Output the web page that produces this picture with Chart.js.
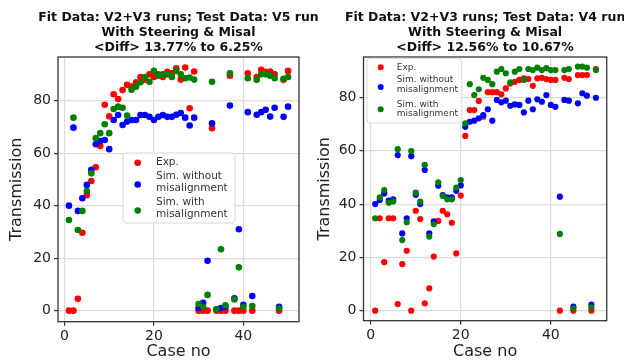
<!DOCTYPE html>
<html><head><meta charset="utf-8">
<script src="https://cdn.jsdelivr.net/npm/chart.js@4.4.1/dist/chart.umd.min.js"></script>
<style>
html,body{margin:0;padding:0;background:#fff;}
#wrap{position:relative;width:624px;height:362px;overflow:hidden;}
.c{position:absolute;top:0;height:362px;}
canvas{display:block;}
</style></head><body>
<div id="wrap">
<div class="c" style="left:0;width:340px;z-index:1"><canvas id="c1" width="340" height="362"></canvas></div>
<div class="c" style="left:312px;width:312px;z-index:2"><canvas id="c2" width="312" height="362"></canvas></div>
</div>
<script>
// ---------- data ----------
const caseNo = [1,2,3,4,5,6,7,8,9,10,11,12,13,14,15,16,17,18,19,20,21,22,23,24,25,26,27,28,29,30,31,32,33,34,35,36,37,38,39,40,41,42,43,44,45,46,47,48,49,50];
const xTickValues = [0,20,40];
const yTickValues = [0,20,40,60,80];
const seriesLabels = ['Exp.', 'Sim. without\nmisalignment', 'Sim. with\nmisalignment'];

const leftTitle = ['Fit Data: V2+V3 runs; Test Data: V5 run','With Steering & Misal','<Diff> 13.77% to 6.25%'];
const leftExp = [0,0,4.5,29.7,44,49.4,54.6,62.7,78.4,74,82.4,80.6,84,86,85.3,87,89,88,90,89,90,89,91,90.4,92.3,88,92.6,77.1,91.1,0,0,0,69.5,0,0,0,89.5,0,0,0,90.4,0,89,91.7,91,91.1,90,0,87.9,91.3];
const leftSimNoMis = [40,69.7,38,42.8,47.9,53.6,63.4,64.6,65,61.5,72.6,74.5,70.7,72,72.6,72.6,74.5,74.5,73.8,72.6,73.8,74.5,73.8,73.8,74.6,75.3,73.5,70.5,73.5,1,3,19,71.4,0.5,1,1.5,78.1,4.7,31,2.2,75.6,5.6,74.6,75.6,76.5,73.9,77.3,1.5,73.8,77.7];
const leftSimMis = [34.5,73.5,30.7,38,45.6,52.3,65.7,67.6,71,67.6,76.8,77.7,77.3,74.3,84.1,85.3,87,89,87.2,91.3,89.5,90,90,89,91.3,90,88.5,88.8,88,2.5,1.5,6,87.2,0.5,23.4,2,90.4,4.3,16.5,1.5,88.5,1.8,87.9,90,90,89.5,88.5,0.8,88.3,89];

const rightTitle = ['Fit Data: V2+V3 runs; Test Data: V4 run','With Steering & Misal','<Diff> 12.56% to 10.67%'];
const rightExp = [0,34.7,18.2,34.7,34.7,2.5,17.5,22.5,0,37.5,34.4,2.8,8.4,20.3,33.7,37.5,36.2,33,21.5,43.2,65.6,75.3,75.3,78.7,72.8,82,82,82,81.2,83.4,85.3,85.9,86.6,87.2,86.9,84.4,87.2,87.4,86.9,86.6,86.6,0,87.4,86.9,0,88.4,88.4,88.4,0,90.7];
const rightSimNoMis = [40,41.5,44,41.3,41.8,58.4,29,34.7,58,43.5,40,52.8,29,33.5,46.9,43.4,42.5,42.5,45,47,69,70.9,71.3,72.2,73.4,75.6,71.3,79.1,78.2,78.8,76.9,77.4,77.2,74.4,78.8,75.6,79.3,78.4,80.9,77.2,76.5,42.8,79.1,78.8,1.5,77.8,81.6,80.7,2.3,79.9];
const rightSimMis = [34.7,42.5,45.3,40.5,41,60.6,26.5,33.2,59.9,44.3,40.9,54.7,27.8,32.5,48.2,43,41.8,41.8,46.2,49,70.3,85,80.9,83.1,87.4,86.6,85,89.7,90.7,89.1,85.7,89.7,90.7,86.6,90.7,90.3,91.2,90.3,91,90.3,90.3,28.8,90.3,90.7,0.8,91.6,91.6,91.2,1.3,90.3];

// ---------- plugins ----------
const framePlugin = {
  id: 'frame',
  afterDatasetsDraw(chart) {
    const {left, top, right, bottom} = chart.chartArea;
    const ctx = chart.ctx;
    ctx.save();
    ctx.strokeStyle = '#333';
    ctx.lineWidth = 1.3;
    ctx.strokeRect(left, top, right - left, bottom - top);
    ctx.restore();
  }
};
const titlePlugin = {
  id: 'centerTitle',
  afterDraw(chart, args, o) {
    const ctx = chart.ctx;
    const cx = (chart.chartArea.left + chart.chartArea.right) / 2;
    ctx.save();
    ctx.fillStyle = '#111';
    ctx.font = 'bold 12.5px "DejaVu Sans"';
    ctx.textAlign = 'center';
    ctx.textBaseline = 'middle';
    o.text.forEach((ln, j) => ctx.fillText(ln, cx, o.y0 + j * o.lineH));
    ctx.restore();
  }
};
const legendPlugin = {
  id: 'boxLegend',
  afterDatasetsDraw(chart, args, o) {
    const ctx = chart.ctx;
    ctx.save();
    const r = 3;
    ctx.beginPath();
    ctx.moveTo(o.x + r, o.y);
    ctx.arcTo(o.x + o.w, o.y, o.x + o.w, o.y + o.h, r);
    ctx.arcTo(o.x + o.w, o.y + o.h, o.x, o.y + o.h, r);
    ctx.arcTo(o.x, o.y + o.h, o.x, o.y, r);
    ctx.arcTo(o.x, o.y, o.x + o.w, o.y, r);
    ctx.closePath();
    ctx.fillStyle = 'rgba(255,255,255,0.85)';
    ctx.fill();
    ctx.strokeStyle = '#d8d8d8';
    ctx.lineWidth = 1;
    ctx.stroke();
    chart.data.datasets.forEach((ds, i) => {
      ctx.fillStyle = ds.backgroundColor;
      ctx.beginPath();
      ctx.arc(o.dotX, o.dotY[i], o.dotR, 0, Math.PI * 2);
      ctx.fill();
      ctx.fillStyle = '#333';
      ctx.font = o.fontSize + 'px "DejaVu Sans"';
      ctx.textBaseline = 'middle';
      ctx.textAlign = 'left';
      ds.label.split('\n').forEach((ln, j) => ctx.fillText(ln, o.textX, o.textY[i][j]));
    });
    ctx.restore();
  }
};

function build(id, title, exp, noMis, mis, g) {
  const colors = ['#ff0000', '#0000ff', '#008000'];
  const series = [exp, noMis, mis];
  return new Chart(document.getElementById(id), {
    type: 'scatter',
    data: {
      datasets: series.map((vals, k) => ({
        label: seriesLabels[k],
        data: caseNo.map((c, i) => ({x: c, y: vals[i]})),
        backgroundColor: colors[k],
        borderWidth: 0,
        pointRadius: g.r,
        pointBorderWidth: 0,
        order: 3 - k
      }))
    },
    options: {
      responsive: false, animation: false, devicePixelRatio: 1,
      layout: {padding: {left: 0, right: g.padR, top: 57, bottom: 0}},
      plugins: {
        legend: {display: false},
        tooltip: {enabled: false},
        title: {display: false},
        centerTitle: {text: title, y0: 17.5, lineH: 15},
        boxLegend: g.legend
      },
      scales: {
        x: {
          type: 'linear', min: g.xMin, max: g.xMax,
          afterBuildTicks: s => { s.ticks = xTickValues.map(v => ({value: v})); },
          afterFit: s => { s.height = g.xH; },
          ticks: {font: {family: 'DejaVu Sans', size: 14}, color: '#222', padding: 2},
          grid: {color: '#dcdcdc', lineWidth: 1.2, tickLength: 4, tickColor: '#333'},
          border: {display: false},
          title: {display: true, text: 'Case no', color: '#222',
            font: {family: 'DejaVu Sans', size: 16}, padding: {top: 0, bottom: 0.5}}
        },
        y: {
          type: 'linear', min: g.yMin, max: g.yMax,
          afterBuildTicks: s => { s.ticks = yTickValues.map(v => ({value: v})); },
          afterFit: s => { s.width = g.yW; },
          ticks: {font: {family: 'DejaVu Sans', size: 14}, color: '#222', padding: 3},
          grid: {color: '#dcdcdc', lineWidth: 1.2, tickLength: 4, tickColor: '#333'},
          border: {display: false},
          title: {display: true, text: 'Transmission', color: '#222',
            font: {family: 'DejaVu Sans', size: 16}, padding: {top: g.yTitlePad, bottom: 0}}
        }
      }
    },
    plugins: [framePlugin, legendPlugin, titlePlugin]
  });
}

build('c1', leftTitle, leftExp, leftSimNoMis, leftSimMis, {
  r: 3.3, padR: 41, xMin: -1.45, xMax: 52.45, yMin: -4.2, yMax: 96.6, xH: 40.3, yW: 58, yTitlePad: 7.4,
  legend: {x: 123, y: 153, w: 112, h: 70, dotX: 137.7, dotR: 3.3, fontSize: 10.5, textX: 156,
    dotY: [162.7, 184.5, 210.5], textY: [[162.7], [176.7, 188.2], [202.3, 213.8]]}
});
build('c2', rightTitle, rightExp, rightSimNoMis, rightSimMis, {
  r: 3.1, padR: 17.3, xMin: -1.6, xMax: 52.4, yMin: -3.75, yMax: 95.2, xH: 41.3, yW: 51.5, yTitlePad: 3.4,
  legend: {x: 55, y: 58.3, w: 94.7, h: 64.7, dotX: 68.7, dotR: 3, fontSize: 9, textX: 84.7,
    dotY: [67.3, 87, 109.3], textY: [[67.3], [80, 89.5], [104.2, 114]]}
});
</script>
</body></html>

Set exercise:
Leave out the pictures and restate, word for word, the lines from the top of the data through the line containing "const seriesLabels = ['Exp.', 'Sim.", both included.

Expected output:
Output the web page that produces this picture with Chart.js.
<!DOCTYPE html>
<html><head><meta charset="utf-8">
<script src="https://cdn.jsdelivr.net/npm/chart.js@4.4.1/dist/chart.umd.min.js"></script>
<style>
html,body{margin:0;padding:0;background:#fff;}
#wrap{position:relative;width:624px;height:362px;overflow:hidden;}
.c{position:absolute;top:0;height:362px;}
canvas{display:block;}
</style></head><body>
<div id="wrap">
<div class="c" style="left:0;width:340px;z-index:1"><canvas id="c1" width="340" height="362"></canvas></div>
<div class="c" style="left:312px;width:312px;z-index:2"><canvas id="c2" width="312" height="362"></canvas></div>
</div>
<script>
// ---------- data ----------
const caseNo = [1,2,3,4,5,6,7,8,9,10,11,12,13,14,15,16,17,18,19,20,21,22,23,24,25,26,27,28,29,30,31,32,33,34,35,36,37,38,39,40,41,42,43,44,45,46,47,48,49,50];
const xTickValues = [0,20,40];
const yTickValues = [0,20,40,60,80];
const seriesLabels = ['Exp.', 'Sim. without\nmisalignment', 'Sim. with\nmisalignment'];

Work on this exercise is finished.